**The exercise:**
Write out the listing below in full and exactly, leaving out every picture.

###

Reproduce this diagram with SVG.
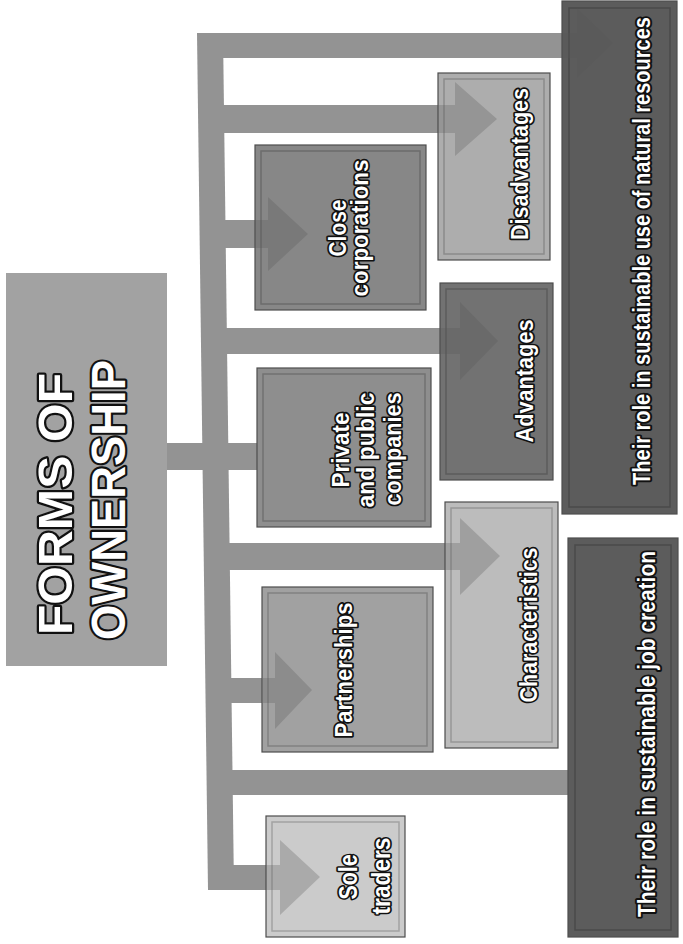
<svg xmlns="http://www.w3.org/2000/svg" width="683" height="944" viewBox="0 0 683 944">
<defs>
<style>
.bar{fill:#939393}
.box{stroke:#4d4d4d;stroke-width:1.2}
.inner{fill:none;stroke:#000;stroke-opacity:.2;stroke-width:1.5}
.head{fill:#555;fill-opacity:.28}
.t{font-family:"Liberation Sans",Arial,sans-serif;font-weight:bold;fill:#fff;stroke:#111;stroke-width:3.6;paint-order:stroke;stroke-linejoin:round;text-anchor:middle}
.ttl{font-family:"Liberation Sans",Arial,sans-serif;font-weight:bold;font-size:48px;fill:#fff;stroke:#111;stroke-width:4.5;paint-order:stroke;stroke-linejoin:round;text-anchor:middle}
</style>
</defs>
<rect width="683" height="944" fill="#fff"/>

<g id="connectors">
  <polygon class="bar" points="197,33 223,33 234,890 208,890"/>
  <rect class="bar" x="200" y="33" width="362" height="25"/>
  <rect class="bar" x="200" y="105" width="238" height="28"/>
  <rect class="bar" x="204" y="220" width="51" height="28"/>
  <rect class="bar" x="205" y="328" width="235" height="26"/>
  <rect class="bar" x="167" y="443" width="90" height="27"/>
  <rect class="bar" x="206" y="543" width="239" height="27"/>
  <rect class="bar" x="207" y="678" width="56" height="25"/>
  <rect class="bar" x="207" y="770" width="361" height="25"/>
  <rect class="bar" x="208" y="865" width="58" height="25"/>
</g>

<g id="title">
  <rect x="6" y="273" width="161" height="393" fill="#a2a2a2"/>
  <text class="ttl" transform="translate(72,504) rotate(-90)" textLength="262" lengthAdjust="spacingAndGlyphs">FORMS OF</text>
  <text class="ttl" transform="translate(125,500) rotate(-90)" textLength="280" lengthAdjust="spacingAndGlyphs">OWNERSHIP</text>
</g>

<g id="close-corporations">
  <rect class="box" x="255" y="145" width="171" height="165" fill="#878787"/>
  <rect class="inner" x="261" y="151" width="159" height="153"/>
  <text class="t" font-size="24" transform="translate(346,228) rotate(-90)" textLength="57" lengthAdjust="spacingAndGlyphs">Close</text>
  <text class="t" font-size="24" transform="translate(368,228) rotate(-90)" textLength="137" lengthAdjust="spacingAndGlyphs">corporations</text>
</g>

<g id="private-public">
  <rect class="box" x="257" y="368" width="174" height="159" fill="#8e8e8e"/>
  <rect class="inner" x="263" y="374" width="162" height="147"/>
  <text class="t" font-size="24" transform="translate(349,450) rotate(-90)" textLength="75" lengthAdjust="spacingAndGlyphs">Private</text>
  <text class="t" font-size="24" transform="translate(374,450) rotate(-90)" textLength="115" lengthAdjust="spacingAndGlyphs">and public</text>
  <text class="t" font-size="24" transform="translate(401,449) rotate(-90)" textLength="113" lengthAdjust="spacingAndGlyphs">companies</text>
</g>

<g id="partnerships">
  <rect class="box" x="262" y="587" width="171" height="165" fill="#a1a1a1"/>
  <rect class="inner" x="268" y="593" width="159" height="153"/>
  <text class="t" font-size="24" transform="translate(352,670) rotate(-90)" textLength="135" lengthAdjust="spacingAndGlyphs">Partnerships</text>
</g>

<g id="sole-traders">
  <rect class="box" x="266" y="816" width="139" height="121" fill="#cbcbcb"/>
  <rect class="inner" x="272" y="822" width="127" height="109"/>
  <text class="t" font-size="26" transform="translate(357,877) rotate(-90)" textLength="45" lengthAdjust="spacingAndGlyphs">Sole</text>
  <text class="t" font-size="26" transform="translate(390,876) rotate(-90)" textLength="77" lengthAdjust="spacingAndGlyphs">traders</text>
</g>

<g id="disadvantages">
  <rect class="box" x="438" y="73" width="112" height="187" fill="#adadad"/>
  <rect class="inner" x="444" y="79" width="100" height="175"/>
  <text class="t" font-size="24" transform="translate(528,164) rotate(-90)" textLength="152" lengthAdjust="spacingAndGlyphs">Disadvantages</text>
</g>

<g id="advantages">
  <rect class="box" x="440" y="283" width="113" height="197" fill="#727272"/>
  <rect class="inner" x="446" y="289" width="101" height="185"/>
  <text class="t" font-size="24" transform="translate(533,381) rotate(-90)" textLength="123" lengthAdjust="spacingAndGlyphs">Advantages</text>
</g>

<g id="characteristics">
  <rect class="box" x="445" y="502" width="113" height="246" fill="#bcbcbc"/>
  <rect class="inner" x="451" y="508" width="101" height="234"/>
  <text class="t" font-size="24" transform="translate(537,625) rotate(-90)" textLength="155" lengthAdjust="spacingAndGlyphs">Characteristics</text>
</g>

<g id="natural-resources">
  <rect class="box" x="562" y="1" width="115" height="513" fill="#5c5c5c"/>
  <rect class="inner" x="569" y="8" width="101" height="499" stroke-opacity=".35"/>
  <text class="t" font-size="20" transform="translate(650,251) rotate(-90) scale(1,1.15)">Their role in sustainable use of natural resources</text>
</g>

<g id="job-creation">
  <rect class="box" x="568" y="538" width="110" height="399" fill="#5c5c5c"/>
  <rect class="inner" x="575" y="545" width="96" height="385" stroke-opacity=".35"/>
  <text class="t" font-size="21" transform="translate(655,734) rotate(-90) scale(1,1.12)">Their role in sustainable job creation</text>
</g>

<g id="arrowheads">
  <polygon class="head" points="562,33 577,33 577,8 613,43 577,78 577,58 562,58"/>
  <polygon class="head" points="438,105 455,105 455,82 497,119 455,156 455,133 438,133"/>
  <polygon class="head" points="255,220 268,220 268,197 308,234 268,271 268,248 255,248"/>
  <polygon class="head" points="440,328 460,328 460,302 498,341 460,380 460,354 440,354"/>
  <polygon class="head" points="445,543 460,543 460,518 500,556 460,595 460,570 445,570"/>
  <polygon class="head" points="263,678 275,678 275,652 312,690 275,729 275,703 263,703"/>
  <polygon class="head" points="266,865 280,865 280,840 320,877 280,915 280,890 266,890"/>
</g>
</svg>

###

**Task response:**
Reproduce this diagram with SVG.
<svg xmlns="http://www.w3.org/2000/svg" width="683" height="944" viewBox="0 0 683 944">
<defs>
<style>
.bar{fill:#939393}
.box{stroke:#4d4d4d;stroke-width:1.2}
.inner{fill:none;stroke:#000;stroke-opacity:.2;stroke-width:1.5}
.head{fill:#555;fill-opacity:.28}
.t{font-family:"Liberation Sans",Arial,sans-serif;font-weight:bold;fill:#fff;stroke:#111;stroke-width:3.6;paint-order:stroke;stroke-linejoin:round;text-anchor:middle}
.ttl{font-family:"Liberation Sans",Arial,sans-serif;font-weight:bold;font-size:48px;fill:#fff;stroke:#111;stroke-width:4.5;paint-order:stroke;stroke-linejoin:round;text-anchor:middle}
</style>
</defs>
<rect width="683" height="944" fill="#fff"/>

<g id="connectors">
  <polygon class="bar" points="197,33 223,33 234,890 208,890"/>
  <rect class="bar" x="200" y="33" width="362" height="25"/>
  <rect class="bar" x="200" y="105" width="238" height="28"/>
  <rect class="bar" x="204" y="220" width="51" height="28"/>
  <rect class="bar" x="205" y="328" width="235" height="26"/>
  <rect class="bar" x="167" y="443" width="90" height="27"/>
  <rect class="bar" x="206" y="543" width="239" height="27"/>
  <rect class="bar" x="207" y="678" width="56" height="25"/>
  <rect class="bar" x="207" y="770" width="361" height="25"/>
  <rect class="bar" x="208" y="865" width="58" height="25"/>
</g>

<g id="title">
  <rect x="6" y="273" width="161" height="393" fill="#a2a2a2"/>
  <text class="ttl" transform="translate(72,504) rotate(-90)" textLength="262" lengthAdjust="spacingAndGlyphs">FORMS OF</text>
  <text class="ttl" transform="translate(125,500) rotate(-90)" textLength="280" lengthAdjust="spacingAndGlyphs">OWNERSHIP</text>
</g>

<g id="close-corporations">
  <rect class="box" x="255" y="145" width="171" height="165" fill="#878787"/>
  <rect class="inner" x="261" y="151" width="159" height="153"/>
  <text class="t" font-size="24" transform="translate(346,228) rotate(-90)" textLength="57" lengthAdjust="spacingAndGlyphs">Close</text>
  <text class="t" font-size="24" transform="translate(368,228) rotate(-90)" textLength="137" lengthAdjust="spacingAndGlyphs">corporations</text>
</g>

<g id="private-public">
  <rect class="box" x="257" y="368" width="174" height="159" fill="#8e8e8e"/>
  <rect class="inner" x="263" y="374" width="162" height="147"/>
  <text class="t" font-size="24" transform="translate(349,450) rotate(-90)" textLength="75" lengthAdjust="spacingAndGlyphs">Private</text>
  <text class="t" font-size="24" transform="translate(374,450) rotate(-90)" textLength="115" lengthAdjust="spacingAndGlyphs">and public</text>
  <text class="t" font-size="24" transform="translate(401,449) rotate(-90)" textLength="113" lengthAdjust="spacingAndGlyphs">companies</text>
</g>

<g id="partnerships">
  <rect class="box" x="262" y="587" width="171" height="165" fill="#a1a1a1"/>
  <rect class="inner" x="268" y="593" width="159" height="153"/>
  <text class="t" font-size="24" transform="translate(352,670) rotate(-90)" textLength="135" lengthAdjust="spacingAndGlyphs">Partnerships</text>
</g>

<g id="sole-traders">
  <rect class="box" x="266" y="816" width="139" height="121" fill="#cbcbcb"/>
  <rect class="inner" x="272" y="822" width="127" height="109"/>
  <text class="t" font-size="26" transform="translate(357,877) rotate(-90)" textLength="45" lengthAdjust="spacingAndGlyphs">Sole</text>
  <text class="t" font-size="26" transform="translate(390,876) rotate(-90)" textLength="77" lengthAdjust="spacingAndGlyphs">traders</text>
</g>

<g id="disadvantages">
  <rect class="box" x="438" y="73" width="112" height="187" fill="#adadad"/>
  <rect class="inner" x="444" y="79" width="100" height="175"/>
  <text class="t" font-size="24" transform="translate(528,164) rotate(-90)" textLength="152" lengthAdjust="spacingAndGlyphs">Disadvantages</text>
</g>

<g id="advantages">
  <rect class="box" x="440" y="283" width="113" height="197" fill="#727272"/>
  <rect class="inner" x="446" y="289" width="101" height="185"/>
  <text class="t" font-size="24" transform="translate(533,381) rotate(-90)" textLength="123" lengthAdjust="spacingAndGlyphs">Advantages</text>
</g>

<g id="characteristics">
  <rect class="box" x="445" y="502" width="113" height="246" fill="#bcbcbc"/>
  <rect class="inner" x="451" y="508" width="101" height="234"/>
  <text class="t" font-size="24" transform="translate(537,625) rotate(-90)" textLength="155" lengthAdjust="spacingAndGlyphs">Characteristics</text>
</g>

<g id="natural-resources">
  <rect class="box" x="562" y="1" width="115" height="513" fill="#5c5c5c"/>
  <rect class="inner" x="569" y="8" width="101" height="499" stroke-opacity=".35"/>
  <text class="t" font-size="20" transform="translate(650,251) rotate(-90) scale(1,1.15)">Their role in sustainable use of natural resources</text>
</g>

<g id="job-creation">
  <rect class="box" x="568" y="538" width="110" height="399" fill="#5c5c5c"/>
  <rect class="inner" x="575" y="545" width="96" height="385" stroke-opacity=".35"/>
  <text class="t" font-size="21" transform="translate(655,734) rotate(-90) scale(1,1.12)">Their role in sustainable job creation</text>
</g>

<g id="arrowheads">
  <polygon class="head" points="562,33 577,33 577,8 613,43 577,78 577,58 562,58"/>
  <polygon class="head" points="438,105 455,105 455,82 497,119 455,156 455,133 438,133"/>
  <polygon class="head" points="255,220 268,220 268,197 308,234 268,271 268,248 255,248"/>
  <polygon class="head" points="440,328 460,328 460,302 498,341 460,380 460,354 440,354"/>
  <polygon class="head" points="445,543 460,543 460,518 500,556 460,595 460,570 445,570"/>
  <polygon class="head" points="263,678 275,678 275,652 312,690 275,729 275,703 263,703"/>
  <polygon class="head" points="266,865 280,865 280,840 320,877 280,915 280,890 266,890"/>
</g>
</svg>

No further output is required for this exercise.